This is where you can set the webhook URL with the following ways:
- setting the webhook URL manually
- using databricks secret storage (assuming you have secrets stored within your notebook)
- using cerberus secrets storage 

In [None]:
# Configure streaming and notification configuration
from spark_expectations.config.user_config import Constants as user_config
from dbruntime.databricks_repl_context import get_context

# This is a dictionary that can be used to configure Spark Expectations behavior and override default settings.
stats_streaming_config_dict = {
    user_config.se_enable_streaming: False,
}

# For local Spark environment, we don't need Databricks workspace info
# dbx_workspace_id = get_context().workspaceId
# dbx_workspace_url = get_context().browserHostName

user_conf_dict = {
    user_config.se_notifications_enable_slack: True,
    # Slack Configuration - where you supply the webhook URL for your Slack channel
    user_config.se_notifications_slack_webhook_url: webhook_url,  # Replace with your actual webhook URL

    # Fill in your cbs_url + cbs_sdb_path on where your secret is stored.
    # user_config.secret_type: "cerberus",
    # user_config.cbs_url: "https://cerberus.com",
    # user_config.cbs_sdb_path: "app/your/sdb/path",

    # Optionally configure additional Slack settings
    # user_config.se_notifications_slack_channel: "#data-quality-alerts",
    # user_config.se_notifications_slack_username: "Spark Expectations Bot",
    # user_config.se_notifications_slack_icon_emoji: ":warning:",

    # Enable detailed results in notifications
    user_config.se_enable_query_dq_detailed_result: True,
    
    # Set notification on query failure - corrected attribute name
    user_config.se_notifications_on_error_drop_exceeds_threshold_breach: True,
     # Notification triggers
    user_config.se_notifications_on_start: True,
    user_config.se_notifications_on_completion: True,
    user_config.se_notifications_on_fail: True,
    user_config.se_notifications_on_error_drop_exceeds_threshold_breach: True,
    user_config.se_notifications_on_rules_action_if_failed_set_ignore: True,
    user_config.se_notifications_on_error_drop_threshold: 1,
}

In [None]:
## 3. Run Spark Expectations

from pyspark.sql import DataFrame

from spark_expectations.core import load_configurations

from spark_expectations.core.expectations import (
    SparkExpectations,
    WrappedDataFrameWriter,
)


writer = WrappedDataFrameWriter().mode("overwrite").format("delta")

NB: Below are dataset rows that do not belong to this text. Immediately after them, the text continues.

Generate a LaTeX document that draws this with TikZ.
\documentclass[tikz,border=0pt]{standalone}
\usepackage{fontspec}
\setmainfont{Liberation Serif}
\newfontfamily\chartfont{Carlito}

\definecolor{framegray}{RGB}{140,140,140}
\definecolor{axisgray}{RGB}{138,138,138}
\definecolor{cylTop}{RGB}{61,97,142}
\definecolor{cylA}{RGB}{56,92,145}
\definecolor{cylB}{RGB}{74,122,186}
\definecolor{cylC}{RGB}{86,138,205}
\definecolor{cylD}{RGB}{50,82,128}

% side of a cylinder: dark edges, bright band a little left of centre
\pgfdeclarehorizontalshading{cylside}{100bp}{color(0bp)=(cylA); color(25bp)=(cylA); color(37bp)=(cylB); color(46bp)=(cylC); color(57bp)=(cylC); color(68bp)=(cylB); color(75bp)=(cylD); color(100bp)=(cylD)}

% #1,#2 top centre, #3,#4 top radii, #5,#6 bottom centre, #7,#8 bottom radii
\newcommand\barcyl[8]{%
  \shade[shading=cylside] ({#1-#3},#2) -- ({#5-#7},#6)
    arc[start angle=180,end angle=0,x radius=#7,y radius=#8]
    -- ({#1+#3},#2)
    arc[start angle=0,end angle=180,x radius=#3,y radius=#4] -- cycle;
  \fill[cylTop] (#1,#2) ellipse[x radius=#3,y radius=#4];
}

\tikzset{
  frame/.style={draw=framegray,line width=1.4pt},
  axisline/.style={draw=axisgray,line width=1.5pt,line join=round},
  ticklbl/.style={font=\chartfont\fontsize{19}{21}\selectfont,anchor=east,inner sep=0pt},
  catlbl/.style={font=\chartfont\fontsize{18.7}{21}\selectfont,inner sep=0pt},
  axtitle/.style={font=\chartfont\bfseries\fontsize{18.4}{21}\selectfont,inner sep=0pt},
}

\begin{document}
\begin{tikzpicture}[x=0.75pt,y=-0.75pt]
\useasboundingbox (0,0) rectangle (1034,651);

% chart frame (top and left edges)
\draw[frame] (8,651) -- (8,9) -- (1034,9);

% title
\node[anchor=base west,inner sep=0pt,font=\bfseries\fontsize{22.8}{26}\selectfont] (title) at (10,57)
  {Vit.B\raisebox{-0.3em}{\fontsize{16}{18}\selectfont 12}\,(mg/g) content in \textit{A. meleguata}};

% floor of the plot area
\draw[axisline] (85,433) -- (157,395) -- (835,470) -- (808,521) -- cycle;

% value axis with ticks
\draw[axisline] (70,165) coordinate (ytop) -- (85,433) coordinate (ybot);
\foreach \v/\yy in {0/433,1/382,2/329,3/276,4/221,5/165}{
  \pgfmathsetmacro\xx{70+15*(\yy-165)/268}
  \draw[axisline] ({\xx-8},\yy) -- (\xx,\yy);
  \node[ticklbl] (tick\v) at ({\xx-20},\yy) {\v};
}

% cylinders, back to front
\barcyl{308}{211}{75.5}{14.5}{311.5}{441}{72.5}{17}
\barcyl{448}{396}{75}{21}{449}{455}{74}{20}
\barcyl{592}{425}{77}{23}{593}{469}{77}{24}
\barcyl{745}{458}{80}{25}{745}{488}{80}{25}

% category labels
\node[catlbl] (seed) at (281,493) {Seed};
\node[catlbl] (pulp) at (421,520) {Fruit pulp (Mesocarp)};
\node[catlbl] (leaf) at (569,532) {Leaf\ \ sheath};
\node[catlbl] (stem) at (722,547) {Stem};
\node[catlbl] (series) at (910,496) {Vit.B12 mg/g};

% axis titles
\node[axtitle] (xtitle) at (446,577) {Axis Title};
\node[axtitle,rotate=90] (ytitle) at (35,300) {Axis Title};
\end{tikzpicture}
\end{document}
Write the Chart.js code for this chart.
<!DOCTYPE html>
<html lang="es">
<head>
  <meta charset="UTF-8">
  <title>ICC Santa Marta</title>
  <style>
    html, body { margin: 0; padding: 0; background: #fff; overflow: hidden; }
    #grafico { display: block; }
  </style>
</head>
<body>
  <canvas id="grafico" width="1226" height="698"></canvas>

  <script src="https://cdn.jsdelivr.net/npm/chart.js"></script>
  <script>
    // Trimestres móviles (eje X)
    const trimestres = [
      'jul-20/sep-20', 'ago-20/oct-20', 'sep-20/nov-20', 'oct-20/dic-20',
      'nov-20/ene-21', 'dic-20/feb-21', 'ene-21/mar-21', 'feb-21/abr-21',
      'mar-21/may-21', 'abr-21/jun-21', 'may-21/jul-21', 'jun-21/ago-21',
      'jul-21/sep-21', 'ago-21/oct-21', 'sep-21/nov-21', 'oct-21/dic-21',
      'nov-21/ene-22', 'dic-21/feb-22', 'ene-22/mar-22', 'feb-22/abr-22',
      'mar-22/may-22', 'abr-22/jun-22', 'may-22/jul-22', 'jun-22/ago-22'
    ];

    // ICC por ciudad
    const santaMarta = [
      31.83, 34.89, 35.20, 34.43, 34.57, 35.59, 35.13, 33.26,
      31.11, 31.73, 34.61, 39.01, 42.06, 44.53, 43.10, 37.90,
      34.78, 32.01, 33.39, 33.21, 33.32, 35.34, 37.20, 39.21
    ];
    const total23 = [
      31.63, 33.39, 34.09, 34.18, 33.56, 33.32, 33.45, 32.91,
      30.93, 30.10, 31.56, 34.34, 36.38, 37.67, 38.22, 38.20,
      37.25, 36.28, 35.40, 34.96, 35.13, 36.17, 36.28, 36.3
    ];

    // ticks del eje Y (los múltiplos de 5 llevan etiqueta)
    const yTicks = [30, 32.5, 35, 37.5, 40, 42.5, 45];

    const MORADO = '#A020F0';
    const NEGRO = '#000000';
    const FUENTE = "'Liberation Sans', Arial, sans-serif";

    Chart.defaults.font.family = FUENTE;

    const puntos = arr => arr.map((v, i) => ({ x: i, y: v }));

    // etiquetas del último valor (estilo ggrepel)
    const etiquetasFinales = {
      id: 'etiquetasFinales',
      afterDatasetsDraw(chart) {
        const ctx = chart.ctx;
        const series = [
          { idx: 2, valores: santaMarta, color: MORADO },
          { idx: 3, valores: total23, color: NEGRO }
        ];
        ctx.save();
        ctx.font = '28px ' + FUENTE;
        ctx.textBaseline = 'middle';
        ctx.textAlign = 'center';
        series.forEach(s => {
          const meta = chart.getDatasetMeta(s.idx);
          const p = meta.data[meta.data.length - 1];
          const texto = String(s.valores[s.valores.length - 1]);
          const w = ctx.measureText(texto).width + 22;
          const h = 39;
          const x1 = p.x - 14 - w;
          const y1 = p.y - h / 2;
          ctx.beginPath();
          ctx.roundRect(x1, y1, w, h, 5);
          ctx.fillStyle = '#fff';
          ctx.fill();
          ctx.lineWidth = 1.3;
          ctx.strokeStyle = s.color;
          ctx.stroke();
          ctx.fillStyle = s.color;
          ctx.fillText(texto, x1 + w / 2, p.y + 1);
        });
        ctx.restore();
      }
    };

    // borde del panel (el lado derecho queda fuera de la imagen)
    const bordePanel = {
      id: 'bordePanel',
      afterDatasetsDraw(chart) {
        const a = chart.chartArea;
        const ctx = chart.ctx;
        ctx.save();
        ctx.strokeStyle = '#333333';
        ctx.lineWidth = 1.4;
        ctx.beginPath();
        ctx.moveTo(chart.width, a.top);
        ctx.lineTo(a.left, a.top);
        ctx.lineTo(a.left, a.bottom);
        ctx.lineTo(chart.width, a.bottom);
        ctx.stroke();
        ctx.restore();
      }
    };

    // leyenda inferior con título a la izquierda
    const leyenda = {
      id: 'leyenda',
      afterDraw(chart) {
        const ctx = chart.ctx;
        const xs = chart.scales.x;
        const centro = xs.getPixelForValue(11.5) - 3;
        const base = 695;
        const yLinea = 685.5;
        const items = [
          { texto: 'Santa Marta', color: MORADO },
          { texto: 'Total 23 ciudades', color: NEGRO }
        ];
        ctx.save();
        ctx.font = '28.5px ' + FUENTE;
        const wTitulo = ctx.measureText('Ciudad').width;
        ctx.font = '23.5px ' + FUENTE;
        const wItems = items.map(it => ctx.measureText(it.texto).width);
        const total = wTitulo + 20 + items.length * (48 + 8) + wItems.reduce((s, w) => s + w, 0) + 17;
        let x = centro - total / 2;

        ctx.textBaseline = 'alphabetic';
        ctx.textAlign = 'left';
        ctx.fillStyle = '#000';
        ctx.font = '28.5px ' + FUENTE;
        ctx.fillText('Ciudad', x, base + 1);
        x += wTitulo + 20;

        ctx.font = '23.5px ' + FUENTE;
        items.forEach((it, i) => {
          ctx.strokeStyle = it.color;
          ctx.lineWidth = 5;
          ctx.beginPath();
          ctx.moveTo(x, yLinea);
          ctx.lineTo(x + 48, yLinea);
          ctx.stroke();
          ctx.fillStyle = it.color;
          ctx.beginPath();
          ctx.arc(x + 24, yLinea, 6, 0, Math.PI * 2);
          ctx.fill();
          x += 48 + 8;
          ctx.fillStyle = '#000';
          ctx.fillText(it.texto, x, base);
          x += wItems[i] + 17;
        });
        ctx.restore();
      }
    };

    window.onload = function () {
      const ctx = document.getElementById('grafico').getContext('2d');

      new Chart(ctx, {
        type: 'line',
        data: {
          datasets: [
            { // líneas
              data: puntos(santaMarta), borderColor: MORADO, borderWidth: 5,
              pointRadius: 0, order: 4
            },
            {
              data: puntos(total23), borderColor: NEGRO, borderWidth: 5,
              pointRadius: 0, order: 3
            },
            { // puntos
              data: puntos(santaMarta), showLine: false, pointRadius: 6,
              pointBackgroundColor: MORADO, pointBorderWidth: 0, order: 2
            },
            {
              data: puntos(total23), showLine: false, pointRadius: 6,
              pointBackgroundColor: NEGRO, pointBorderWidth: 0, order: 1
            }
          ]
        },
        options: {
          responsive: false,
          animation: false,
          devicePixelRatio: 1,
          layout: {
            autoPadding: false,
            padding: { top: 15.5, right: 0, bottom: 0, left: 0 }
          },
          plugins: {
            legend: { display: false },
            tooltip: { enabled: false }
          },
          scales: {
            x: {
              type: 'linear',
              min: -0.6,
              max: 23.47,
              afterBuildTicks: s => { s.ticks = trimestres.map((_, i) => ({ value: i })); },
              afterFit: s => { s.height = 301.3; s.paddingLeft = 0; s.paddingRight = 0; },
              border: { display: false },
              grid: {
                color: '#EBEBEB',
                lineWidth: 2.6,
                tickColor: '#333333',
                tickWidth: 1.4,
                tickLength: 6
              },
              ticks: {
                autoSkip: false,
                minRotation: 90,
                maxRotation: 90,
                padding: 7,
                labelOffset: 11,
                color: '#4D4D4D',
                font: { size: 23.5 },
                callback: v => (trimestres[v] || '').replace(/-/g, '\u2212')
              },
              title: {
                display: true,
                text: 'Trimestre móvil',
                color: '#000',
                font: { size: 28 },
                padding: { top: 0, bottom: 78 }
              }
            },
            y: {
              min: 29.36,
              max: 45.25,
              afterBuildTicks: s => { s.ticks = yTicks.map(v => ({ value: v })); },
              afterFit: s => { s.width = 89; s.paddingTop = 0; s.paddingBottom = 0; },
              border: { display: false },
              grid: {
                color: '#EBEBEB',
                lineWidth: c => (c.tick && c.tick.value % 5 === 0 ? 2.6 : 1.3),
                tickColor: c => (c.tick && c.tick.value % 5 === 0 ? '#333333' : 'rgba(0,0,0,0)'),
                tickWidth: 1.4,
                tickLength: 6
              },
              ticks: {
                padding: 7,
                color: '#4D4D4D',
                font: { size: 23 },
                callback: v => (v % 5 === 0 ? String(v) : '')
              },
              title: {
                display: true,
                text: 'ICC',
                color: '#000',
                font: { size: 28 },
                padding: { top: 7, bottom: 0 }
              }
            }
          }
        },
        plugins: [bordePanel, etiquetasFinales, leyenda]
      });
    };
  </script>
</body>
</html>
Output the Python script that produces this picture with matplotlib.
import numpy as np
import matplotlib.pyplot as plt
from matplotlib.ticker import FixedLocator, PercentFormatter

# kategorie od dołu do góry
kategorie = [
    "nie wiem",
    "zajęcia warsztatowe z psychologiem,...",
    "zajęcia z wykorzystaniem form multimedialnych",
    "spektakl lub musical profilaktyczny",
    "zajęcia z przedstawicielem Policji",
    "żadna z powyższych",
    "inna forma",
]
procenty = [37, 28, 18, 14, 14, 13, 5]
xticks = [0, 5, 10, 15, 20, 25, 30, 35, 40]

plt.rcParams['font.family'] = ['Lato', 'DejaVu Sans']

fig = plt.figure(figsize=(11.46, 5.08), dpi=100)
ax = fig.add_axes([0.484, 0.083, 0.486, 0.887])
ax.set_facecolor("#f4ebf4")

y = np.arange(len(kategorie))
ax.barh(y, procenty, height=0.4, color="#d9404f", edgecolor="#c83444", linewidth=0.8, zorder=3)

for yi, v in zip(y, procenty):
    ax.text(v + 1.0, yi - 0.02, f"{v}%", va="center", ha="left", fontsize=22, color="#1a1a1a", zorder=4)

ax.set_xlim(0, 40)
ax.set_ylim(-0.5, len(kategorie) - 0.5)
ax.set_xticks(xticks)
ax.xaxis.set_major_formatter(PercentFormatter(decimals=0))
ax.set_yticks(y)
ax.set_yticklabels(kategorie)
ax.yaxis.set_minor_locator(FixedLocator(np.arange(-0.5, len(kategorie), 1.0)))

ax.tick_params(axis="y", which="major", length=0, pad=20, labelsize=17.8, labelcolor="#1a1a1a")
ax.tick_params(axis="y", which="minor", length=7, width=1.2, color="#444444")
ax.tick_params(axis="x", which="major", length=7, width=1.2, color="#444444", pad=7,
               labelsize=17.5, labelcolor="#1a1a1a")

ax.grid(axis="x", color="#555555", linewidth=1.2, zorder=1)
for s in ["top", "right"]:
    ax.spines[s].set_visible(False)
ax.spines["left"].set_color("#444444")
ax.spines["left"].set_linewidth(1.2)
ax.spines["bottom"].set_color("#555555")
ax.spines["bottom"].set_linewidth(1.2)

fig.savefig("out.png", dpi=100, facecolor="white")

# Initialize Default Config 
load_configurations(spark) 

"""
This class implements/supports running the data quality rules on a dataframe returned by a function

Args:
    product_id: Name of the product
    rules_df: DataFrame which contains the rules. User is responsible for reading
        the rules_table in which ever system it is
    stats_table: Name of the table where the stats/audit-info need to be written
    debugger: Mark it as "True" if the debugger mode need to be enabled, by default is False
    stats_streaming_options: Provide options to override the defaults, while writing into the stats streaming table
"""
se = SparkExpectations(
    product_id=CONFIG["product_id"],
    rules_df=rules_df,
    stats_table=CONFIG["stats_table"],
    stats_table_writer=writer,
    target_and_error_table_writer=writer,
    stats_streaming_options=stats_streaming_config_dict,
)

#  Initialize input data
data = [
    {"id": 1, "age": 19,   "email": "alice@example.com"},
    {"id": 2, "age": 17,   "email": "bob@example.com"},
    {"id": 3, "age": None, "email": "charlie@example.com"},
    {"id": 4, "age": 40,   "email": "mike@example.com"},
    {"id": 5, "age": None, "email": "ron@example.com"},
    {"id": 6, "age": 35,   "email": None},
]
input_df = spark.createDataFrame(pd.DataFrame(data))
input_df.show(truncate=False)

"""
This decorator helps to wrap a function which returns dataframe and apply dataframe rules on it

Args:
    target_table: Name of the table where the final dataframe need to be written
    write_to_table: Mark it as "True" if the dataframe need to be written as table
    write_to_temp_table: Mark it as "True" if the input dataframe need to be written to the temp table to break
                        the spark plan
    user_conf: Provide options to override the defaults, while writing into the stats streaming table
    target_table_view: This view is created after the _row_dq process to run the target agg_dq and query_dq.
        If value is not provided, defaulted to {target_table}_view
    target_and_error_table_writer: Provide the writer to write the target and error table,
        this will take precedence over the class level writer

Returns:
    Any: Returns a function which applied the expectations on dataset
"""


@se.with_expectations(
    target_table=CONFIG["target_table"],
    write_to_table=True,
    write_to_temp_table=True,
    user_conf=user_conf_dict,
)
def get_dataset():
    _df_source: DataFrame = input_df
    _df_source.createOrReplaceTempView(CONFIG["in_memory_source"])
    return _df_source


# This will run the DQ checks and raise if any "fail" rules are violated
get_dataset()